Zehn Künstler, darunter Henrike Naumann aus Deutschland, reisten zum Start der Schau an. In ihrer Arbeit "Ostalgie" setze sie sich mit Transformationserfahrungen nach dem Systemwechsel in Ostdeutschland nach dem Ende der DDR auseinander, sagte die Zwickauerin vor ihrer Installation aus Möbelstücken. Sie sei damals beim Mauerfall selbst erst fünf Jahre alt gewesen. Jetzt freue sie sich auf einen Austausch mit den Moskauern, die selbst damals den Übergang von Kommunismus zum Kapitalismus mitgemacht haben.

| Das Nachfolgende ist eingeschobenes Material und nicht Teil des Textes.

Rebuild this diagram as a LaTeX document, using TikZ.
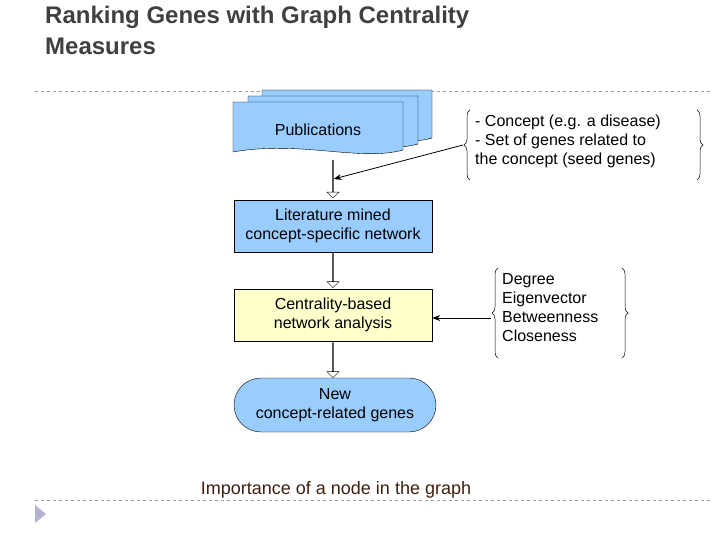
\documentclass[tikz,border=0pt]{standalone}
\usepackage{fontspec}
\setmainfont{Liberation Sans}
\usetikzlibrary{positioning, arrows.meta, shapes.arrows, decorations.pathreplacing}
\definecolor{boxblue}{HTML}{99CCFF}
\definecolor{boxyellow}{HTML}{FFFFCC}
\definecolor{titlegray}{HTML}{404040}
\definecolor{rulegray}{HTML}{A0A0A0}
\definecolor{notebrown}{HTML}{3F1F0F}
\tikzset{
  stage/.style={draw, minimum width=198pt, minimum height=52pt, align=center, font=\fontsize{16}{19}\selectfont},
  flow/.style={draw, fill=white, single arrow, shape border rotate=270, single arrow head extend=3pt,
    minimum width=12pt, single arrow tip angle=90, inner sep=0pt},
  note/.style={align=left, anchor=north west, font=\fontsize{16}{19}\selectfont, inner sep=0pt},
  curly/.style={decorate, decoration={brace, amplitude=6pt}, line width=0.5pt},
  rule/.style={rulegray, dashed, line width=0.6pt},
}
\begin{document}
\begin{tikzpicture}[x=1pt, y=-1pt]
\useasboundingbox (0,0) rectangle (720,540);
% title
\node[anchor=north west, align=left, text=titlegray, font=\fontsize{24}{31}\selectfont\bfseries, inner sep=0pt] (title) at (45,6)
  {Ranking Genes with Graph Centrality\\Measures};
\draw[rule] (35,91) -- (712,91);
\draw[rule] (35,500) -- (712,500);
\fill[rulegray!80!blue!60] (35,505) -- (46,514) -- (35,523) -- cycle;
% publications stack
\foreach \dx/\dy in {29/-12, 15/-6, 0/0} {
  \filldraw[fill=boxblue, shift={(\dx,\dy)}]
    (233,102) -- (403,102) -- (403,150) .. controls (360,162) and (300,140) .. (233,152) -- cycle;
}
\node[font=\fontsize{16}{19}\selectfont] (pub) at (318,130) {Publications};
% stages
\node[stage, fill=boxblue] (lit) at (333,226) {Literature mined\\concept-specific network};
\node[stage, fill=boxyellow] (cen) at (333,315) {Centrality-based\\network analysis};
\node[stage, fill=boxblue, rounded corners=27pt, minimum width=202pt, minimum height=54pt] (gen) at (335,405) {New\\concept-related genes};
% hollow arrows
\node[flow, minimum height=38pt] (a1) at (333,179) {};
\node[flow, minimum height=35pt] (a2) at (333,270) {};
\node[flow, minimum height=35pt] (a3) at (333,360) {};
% inputs
\node[note] (inp) at (475,115) {- Concept (e.g. a disease)\\- Set of genes related to\\the concept (seed genes)};
\draw[curly] (470,180) -- (470,110);
\draw[curly] (697,110) -- (697,180);
\coordinate (inpl) at (463,145);
\draw[-{Stealth[length=8pt]}, line width=0.8pt] (inpl) -- (a1.east);
% measures
\node[note] (mes) at (502,273) {Degree\\Eigenvector\\Betweenness\\Closeness};
\draw[curly] (498,358) -- (498,268);
\draw[curly] (622,268) -- (622,358);
\coordinate (mesl) at (491,318);
\draw[-{Stealth[length=8pt]}, line width=0.8pt] (mesl) -- (cen.east |- mesl);
% footnote
\node[text=notebrown, font=\fontsize{18}{21}\selectfont] (imp) at (336,490) {Importance of a node in the graph};
\end{tikzpicture}
\end{document}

Die Ausstellung, die nach Moskau noch in Paris gezeigt werden soll, widmet sich auch in Russland umstrittenen Fragen wie Geschlechteridentität und dem Streben nach Freiheit. Wegen der gespannten deutsch-russischen Beziehungen war zeitweilig unklar, ob sie überhaupt zu sehen sein würde in Moskau. Die Stiftung für Kunst und Kultur hat die Ausstellung in Kooperation mit dem Petersburger Dialog konzipiert. Der Petersburger Dialog ist ausgesetzt, weil Russland mehrere deutsche Nichtregierungsorganisationen verboten hat.
Der deutsche Botschafter in Moskau, Géza Andreas von Geyr, nannte die Ausstellung einen Höhepunkt zum Abschluss des Deutschlandjahres in Russland, bei dem es rund 1000 Veranstaltungen gegeben habe. "Diese Ausstellung ist auch im hohen Maß ein Ergebnis guter und kluger deutsch-russischer Kulturbeziehungen", sagte der Diplomat laut einem vorab verbreiteten Redetext. Die Ausstellung zeige eine Vielfalt der Kultur und der Meinungen.
"Toleranz und Respekt, ohne beides funktioniert das kulturelle Europa nicht. Dies gilt für mein Land, wie für alle anderen, auch für Russland. Überall braucht Vielfalt Schutz", sagte der Botschafter. Es mache den Deutschen und anderen Europäern Sorgen, dass in Russland "Freiräume für zivile Organisationen und Freiräume für den wichtigen Austausch der Zivilgesellschaft über die Grenzen hinweg, auch mit uns, enger werden".